[Exercise requirements] Take the lines beginning with the one that contains "Recreate this image as a web" and ending with the one that contains "const yTicks = [0, 5, 10, 15, 20, 25, 30];", and set them down exactly. Omit all pictures.

• • • •

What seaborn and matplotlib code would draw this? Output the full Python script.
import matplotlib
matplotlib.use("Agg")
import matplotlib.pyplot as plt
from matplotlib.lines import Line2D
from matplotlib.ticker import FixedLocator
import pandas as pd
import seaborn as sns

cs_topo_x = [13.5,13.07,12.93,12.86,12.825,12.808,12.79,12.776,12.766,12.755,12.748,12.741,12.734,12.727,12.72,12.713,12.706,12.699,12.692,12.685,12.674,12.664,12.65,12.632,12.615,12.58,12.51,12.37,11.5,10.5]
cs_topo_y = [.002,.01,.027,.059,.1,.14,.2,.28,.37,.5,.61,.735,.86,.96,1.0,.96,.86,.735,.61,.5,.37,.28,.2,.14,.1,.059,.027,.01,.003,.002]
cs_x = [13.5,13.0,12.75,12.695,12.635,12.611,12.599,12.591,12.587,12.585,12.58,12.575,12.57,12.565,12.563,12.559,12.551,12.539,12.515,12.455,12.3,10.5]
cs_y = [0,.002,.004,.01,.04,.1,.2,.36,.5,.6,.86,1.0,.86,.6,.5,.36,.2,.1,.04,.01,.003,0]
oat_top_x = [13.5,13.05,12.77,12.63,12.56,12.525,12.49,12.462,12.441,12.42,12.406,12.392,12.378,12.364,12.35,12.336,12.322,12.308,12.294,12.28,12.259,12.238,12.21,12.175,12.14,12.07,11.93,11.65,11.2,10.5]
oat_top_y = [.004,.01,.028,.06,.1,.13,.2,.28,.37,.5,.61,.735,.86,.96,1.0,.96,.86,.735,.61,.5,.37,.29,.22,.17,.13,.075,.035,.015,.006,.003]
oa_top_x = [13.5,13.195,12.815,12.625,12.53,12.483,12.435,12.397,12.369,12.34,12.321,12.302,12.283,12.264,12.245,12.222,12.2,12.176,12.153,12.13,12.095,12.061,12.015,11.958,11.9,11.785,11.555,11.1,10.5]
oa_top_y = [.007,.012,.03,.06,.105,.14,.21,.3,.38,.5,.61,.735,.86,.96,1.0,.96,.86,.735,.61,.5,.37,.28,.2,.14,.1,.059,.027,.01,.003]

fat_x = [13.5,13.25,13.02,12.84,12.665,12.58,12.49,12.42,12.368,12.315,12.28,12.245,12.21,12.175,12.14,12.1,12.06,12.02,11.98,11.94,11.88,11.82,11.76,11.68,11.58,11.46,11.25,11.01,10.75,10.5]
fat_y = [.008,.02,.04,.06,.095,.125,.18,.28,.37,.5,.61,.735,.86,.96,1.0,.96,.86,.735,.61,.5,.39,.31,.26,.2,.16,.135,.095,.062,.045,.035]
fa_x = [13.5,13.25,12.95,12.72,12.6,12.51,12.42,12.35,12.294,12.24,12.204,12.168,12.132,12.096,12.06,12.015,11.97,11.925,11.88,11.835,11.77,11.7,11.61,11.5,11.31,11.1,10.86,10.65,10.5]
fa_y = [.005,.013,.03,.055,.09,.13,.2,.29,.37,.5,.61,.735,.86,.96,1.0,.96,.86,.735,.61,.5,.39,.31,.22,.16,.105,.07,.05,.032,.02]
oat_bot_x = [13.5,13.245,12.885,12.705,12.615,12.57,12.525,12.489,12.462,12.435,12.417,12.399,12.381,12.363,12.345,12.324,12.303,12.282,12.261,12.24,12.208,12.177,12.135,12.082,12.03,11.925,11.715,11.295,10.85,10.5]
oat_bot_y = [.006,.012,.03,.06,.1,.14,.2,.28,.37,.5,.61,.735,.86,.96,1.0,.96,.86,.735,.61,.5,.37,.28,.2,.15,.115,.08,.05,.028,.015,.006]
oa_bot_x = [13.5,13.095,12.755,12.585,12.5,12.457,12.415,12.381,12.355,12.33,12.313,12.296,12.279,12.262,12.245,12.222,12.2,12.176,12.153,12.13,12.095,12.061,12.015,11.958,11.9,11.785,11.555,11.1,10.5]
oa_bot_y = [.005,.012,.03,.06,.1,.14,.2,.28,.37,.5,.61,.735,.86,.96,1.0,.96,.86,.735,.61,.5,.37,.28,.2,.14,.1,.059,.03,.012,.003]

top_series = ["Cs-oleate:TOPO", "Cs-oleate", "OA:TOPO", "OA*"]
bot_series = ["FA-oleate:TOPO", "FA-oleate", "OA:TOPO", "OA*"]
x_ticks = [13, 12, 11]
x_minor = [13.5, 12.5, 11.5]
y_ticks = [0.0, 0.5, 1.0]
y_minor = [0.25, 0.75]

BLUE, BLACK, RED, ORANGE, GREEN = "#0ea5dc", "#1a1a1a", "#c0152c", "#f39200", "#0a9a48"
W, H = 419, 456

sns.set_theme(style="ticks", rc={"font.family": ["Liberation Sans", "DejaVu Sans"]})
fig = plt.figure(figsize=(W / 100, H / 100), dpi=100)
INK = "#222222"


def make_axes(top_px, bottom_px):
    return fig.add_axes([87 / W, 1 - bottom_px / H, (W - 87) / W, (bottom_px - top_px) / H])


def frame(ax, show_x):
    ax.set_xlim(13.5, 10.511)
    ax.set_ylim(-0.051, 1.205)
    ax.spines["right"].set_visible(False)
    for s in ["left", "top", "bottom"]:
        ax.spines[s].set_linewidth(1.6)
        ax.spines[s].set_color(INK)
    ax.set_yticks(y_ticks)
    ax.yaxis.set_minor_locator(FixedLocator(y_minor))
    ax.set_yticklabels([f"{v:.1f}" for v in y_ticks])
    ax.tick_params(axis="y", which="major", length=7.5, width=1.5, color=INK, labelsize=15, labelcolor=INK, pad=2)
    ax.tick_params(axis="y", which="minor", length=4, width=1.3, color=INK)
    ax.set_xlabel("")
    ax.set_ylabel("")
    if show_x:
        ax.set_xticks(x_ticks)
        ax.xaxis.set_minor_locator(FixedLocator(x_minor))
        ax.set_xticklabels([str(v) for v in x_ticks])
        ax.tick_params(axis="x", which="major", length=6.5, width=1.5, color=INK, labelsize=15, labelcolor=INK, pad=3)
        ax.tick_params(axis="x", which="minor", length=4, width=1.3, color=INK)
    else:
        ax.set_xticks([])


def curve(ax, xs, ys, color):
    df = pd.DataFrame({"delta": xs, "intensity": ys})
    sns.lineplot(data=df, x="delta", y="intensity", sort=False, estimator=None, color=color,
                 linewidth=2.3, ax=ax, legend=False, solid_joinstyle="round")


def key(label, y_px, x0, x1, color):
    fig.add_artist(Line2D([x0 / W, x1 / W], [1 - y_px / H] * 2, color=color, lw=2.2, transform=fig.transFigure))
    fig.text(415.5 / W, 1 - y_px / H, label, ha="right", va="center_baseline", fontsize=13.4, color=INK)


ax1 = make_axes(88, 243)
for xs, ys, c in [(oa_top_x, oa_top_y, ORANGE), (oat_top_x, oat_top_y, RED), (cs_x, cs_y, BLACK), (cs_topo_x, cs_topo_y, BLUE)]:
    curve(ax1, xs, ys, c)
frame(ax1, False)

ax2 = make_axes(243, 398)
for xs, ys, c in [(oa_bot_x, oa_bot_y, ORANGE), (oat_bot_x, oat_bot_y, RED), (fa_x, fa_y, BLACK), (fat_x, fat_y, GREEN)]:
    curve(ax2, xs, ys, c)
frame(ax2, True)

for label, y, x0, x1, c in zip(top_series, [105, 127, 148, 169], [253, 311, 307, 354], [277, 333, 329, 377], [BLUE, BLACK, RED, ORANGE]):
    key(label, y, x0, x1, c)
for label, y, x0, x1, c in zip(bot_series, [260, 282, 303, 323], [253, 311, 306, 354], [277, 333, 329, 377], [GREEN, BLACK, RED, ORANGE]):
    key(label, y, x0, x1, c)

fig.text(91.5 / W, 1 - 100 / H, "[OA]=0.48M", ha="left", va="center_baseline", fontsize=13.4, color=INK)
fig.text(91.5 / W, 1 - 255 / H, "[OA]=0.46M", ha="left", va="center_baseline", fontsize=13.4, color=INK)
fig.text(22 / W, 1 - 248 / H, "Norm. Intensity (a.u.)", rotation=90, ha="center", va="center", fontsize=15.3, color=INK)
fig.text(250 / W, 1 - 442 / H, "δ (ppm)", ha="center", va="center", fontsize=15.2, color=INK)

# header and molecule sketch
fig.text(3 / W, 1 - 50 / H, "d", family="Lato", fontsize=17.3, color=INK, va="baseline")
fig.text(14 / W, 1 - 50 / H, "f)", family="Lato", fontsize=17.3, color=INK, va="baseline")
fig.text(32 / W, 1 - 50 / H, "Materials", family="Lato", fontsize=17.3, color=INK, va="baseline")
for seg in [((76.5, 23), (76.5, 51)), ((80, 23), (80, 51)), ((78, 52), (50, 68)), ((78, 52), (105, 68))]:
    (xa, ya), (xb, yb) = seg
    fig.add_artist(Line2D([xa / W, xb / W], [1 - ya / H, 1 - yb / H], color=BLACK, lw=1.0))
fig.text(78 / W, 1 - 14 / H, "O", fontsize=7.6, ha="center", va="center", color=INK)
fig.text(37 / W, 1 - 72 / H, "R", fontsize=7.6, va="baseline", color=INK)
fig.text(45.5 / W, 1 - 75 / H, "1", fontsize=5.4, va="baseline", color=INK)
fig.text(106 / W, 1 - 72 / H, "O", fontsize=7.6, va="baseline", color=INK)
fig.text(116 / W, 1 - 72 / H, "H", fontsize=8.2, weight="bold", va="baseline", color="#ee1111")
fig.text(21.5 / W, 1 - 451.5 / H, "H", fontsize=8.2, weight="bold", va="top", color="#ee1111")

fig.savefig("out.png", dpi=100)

• • • •

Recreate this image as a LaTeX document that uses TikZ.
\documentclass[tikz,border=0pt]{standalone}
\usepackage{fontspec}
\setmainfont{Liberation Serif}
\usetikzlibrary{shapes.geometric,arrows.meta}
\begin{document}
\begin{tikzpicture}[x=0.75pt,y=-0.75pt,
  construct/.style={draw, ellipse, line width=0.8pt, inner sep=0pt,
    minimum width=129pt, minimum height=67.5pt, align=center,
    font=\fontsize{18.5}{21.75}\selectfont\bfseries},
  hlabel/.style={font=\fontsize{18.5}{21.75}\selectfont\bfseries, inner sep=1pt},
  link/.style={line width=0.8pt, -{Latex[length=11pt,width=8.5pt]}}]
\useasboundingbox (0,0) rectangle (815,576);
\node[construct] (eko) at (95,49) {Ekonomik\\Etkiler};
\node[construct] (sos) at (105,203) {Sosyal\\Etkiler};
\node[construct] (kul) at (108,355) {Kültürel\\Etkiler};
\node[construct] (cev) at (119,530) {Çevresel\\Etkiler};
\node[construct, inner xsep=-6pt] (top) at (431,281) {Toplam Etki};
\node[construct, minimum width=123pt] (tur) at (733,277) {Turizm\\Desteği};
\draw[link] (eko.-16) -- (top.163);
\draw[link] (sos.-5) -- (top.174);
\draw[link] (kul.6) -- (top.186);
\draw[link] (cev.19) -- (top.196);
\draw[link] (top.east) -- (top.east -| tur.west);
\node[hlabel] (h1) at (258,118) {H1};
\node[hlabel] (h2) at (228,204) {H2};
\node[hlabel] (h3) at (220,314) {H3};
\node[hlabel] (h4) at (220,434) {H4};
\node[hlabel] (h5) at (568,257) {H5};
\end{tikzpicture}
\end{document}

• • • •

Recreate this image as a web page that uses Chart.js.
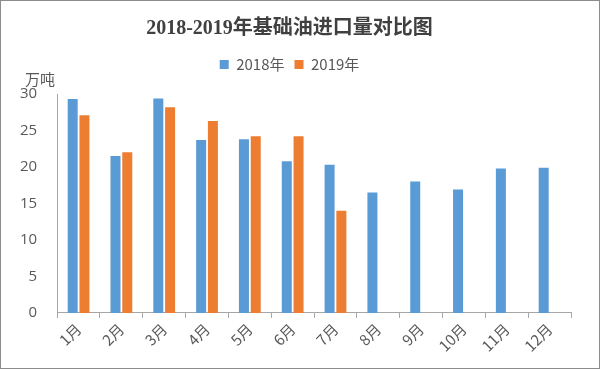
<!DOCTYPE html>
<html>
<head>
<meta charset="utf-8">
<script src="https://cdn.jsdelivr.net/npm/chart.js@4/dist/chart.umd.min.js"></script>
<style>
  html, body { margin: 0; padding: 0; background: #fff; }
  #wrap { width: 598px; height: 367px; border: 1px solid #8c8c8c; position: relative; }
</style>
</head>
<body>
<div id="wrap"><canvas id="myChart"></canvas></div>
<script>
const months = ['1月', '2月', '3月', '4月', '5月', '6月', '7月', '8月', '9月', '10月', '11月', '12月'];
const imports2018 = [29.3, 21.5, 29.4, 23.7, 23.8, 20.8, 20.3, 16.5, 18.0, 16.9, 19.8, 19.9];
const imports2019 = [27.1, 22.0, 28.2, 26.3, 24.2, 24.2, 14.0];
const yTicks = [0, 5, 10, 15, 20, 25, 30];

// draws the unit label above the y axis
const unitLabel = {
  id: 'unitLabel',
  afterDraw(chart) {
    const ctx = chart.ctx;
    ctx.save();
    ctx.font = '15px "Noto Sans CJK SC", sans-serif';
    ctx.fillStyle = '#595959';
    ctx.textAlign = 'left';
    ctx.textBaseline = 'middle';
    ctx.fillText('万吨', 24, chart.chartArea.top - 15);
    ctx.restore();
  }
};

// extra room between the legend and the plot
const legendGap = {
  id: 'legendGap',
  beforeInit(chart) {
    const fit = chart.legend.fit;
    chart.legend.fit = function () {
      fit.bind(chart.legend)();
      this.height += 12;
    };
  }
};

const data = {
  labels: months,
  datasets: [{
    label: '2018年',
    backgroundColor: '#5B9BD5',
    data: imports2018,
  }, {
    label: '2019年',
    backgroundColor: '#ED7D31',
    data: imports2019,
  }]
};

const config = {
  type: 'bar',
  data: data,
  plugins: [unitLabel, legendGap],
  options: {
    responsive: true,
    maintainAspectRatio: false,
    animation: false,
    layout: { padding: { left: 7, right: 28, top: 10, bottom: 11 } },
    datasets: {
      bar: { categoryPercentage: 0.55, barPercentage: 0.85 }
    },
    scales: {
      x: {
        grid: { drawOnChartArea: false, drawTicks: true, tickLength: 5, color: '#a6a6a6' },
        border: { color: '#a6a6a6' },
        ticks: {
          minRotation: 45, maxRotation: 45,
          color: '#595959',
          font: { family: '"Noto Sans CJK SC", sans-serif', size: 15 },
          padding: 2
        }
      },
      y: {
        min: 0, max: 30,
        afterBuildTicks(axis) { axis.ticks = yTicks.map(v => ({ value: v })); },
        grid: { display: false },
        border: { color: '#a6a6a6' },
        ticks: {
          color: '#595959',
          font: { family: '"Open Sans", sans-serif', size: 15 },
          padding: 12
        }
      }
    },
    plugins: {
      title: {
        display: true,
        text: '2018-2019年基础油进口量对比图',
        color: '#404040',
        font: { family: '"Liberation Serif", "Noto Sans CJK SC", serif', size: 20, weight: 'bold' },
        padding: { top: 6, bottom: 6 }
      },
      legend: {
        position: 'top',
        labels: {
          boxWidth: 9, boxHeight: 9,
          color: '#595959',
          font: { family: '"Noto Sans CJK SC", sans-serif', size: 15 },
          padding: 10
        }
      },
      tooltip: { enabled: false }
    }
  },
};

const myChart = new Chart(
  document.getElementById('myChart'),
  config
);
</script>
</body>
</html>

• • • •

[Result below]
Recreate this image as a web page that uses Chart.js.
<!DOCTYPE html>
<html>
<head>
<meta charset="utf-8">
<script src="https://cdn.jsdelivr.net/npm/chart.js@4/dist/chart.umd.min.js"></script>
<style>
  html, body { margin: 0; padding: 0; background: #fff; }
  #wrap { width: 598px; height: 367px; border: 1px solid #8c8c8c; position: relative; }
</style>
</head>
<body>
<div id="wrap"><canvas id="myChart"></canvas></div>
<script>
const months = ['1月', '2月', '3月', '4月', '5月', '6月', '7月', '8月', '9月', '10月', '11月', '12月'];
const imports2018 = [29.3, 21.5, 29.4, 23.7, 23.8, 20.8, 20.3, 16.5, 18.0, 16.9, 19.8, 19.9];
const imports2019 = [27.1, 22.0, 28.2, 26.3, 24.2, 24.2, 14.0];
const yTicks = [0, 5, 10, 15, 20, 25, 30];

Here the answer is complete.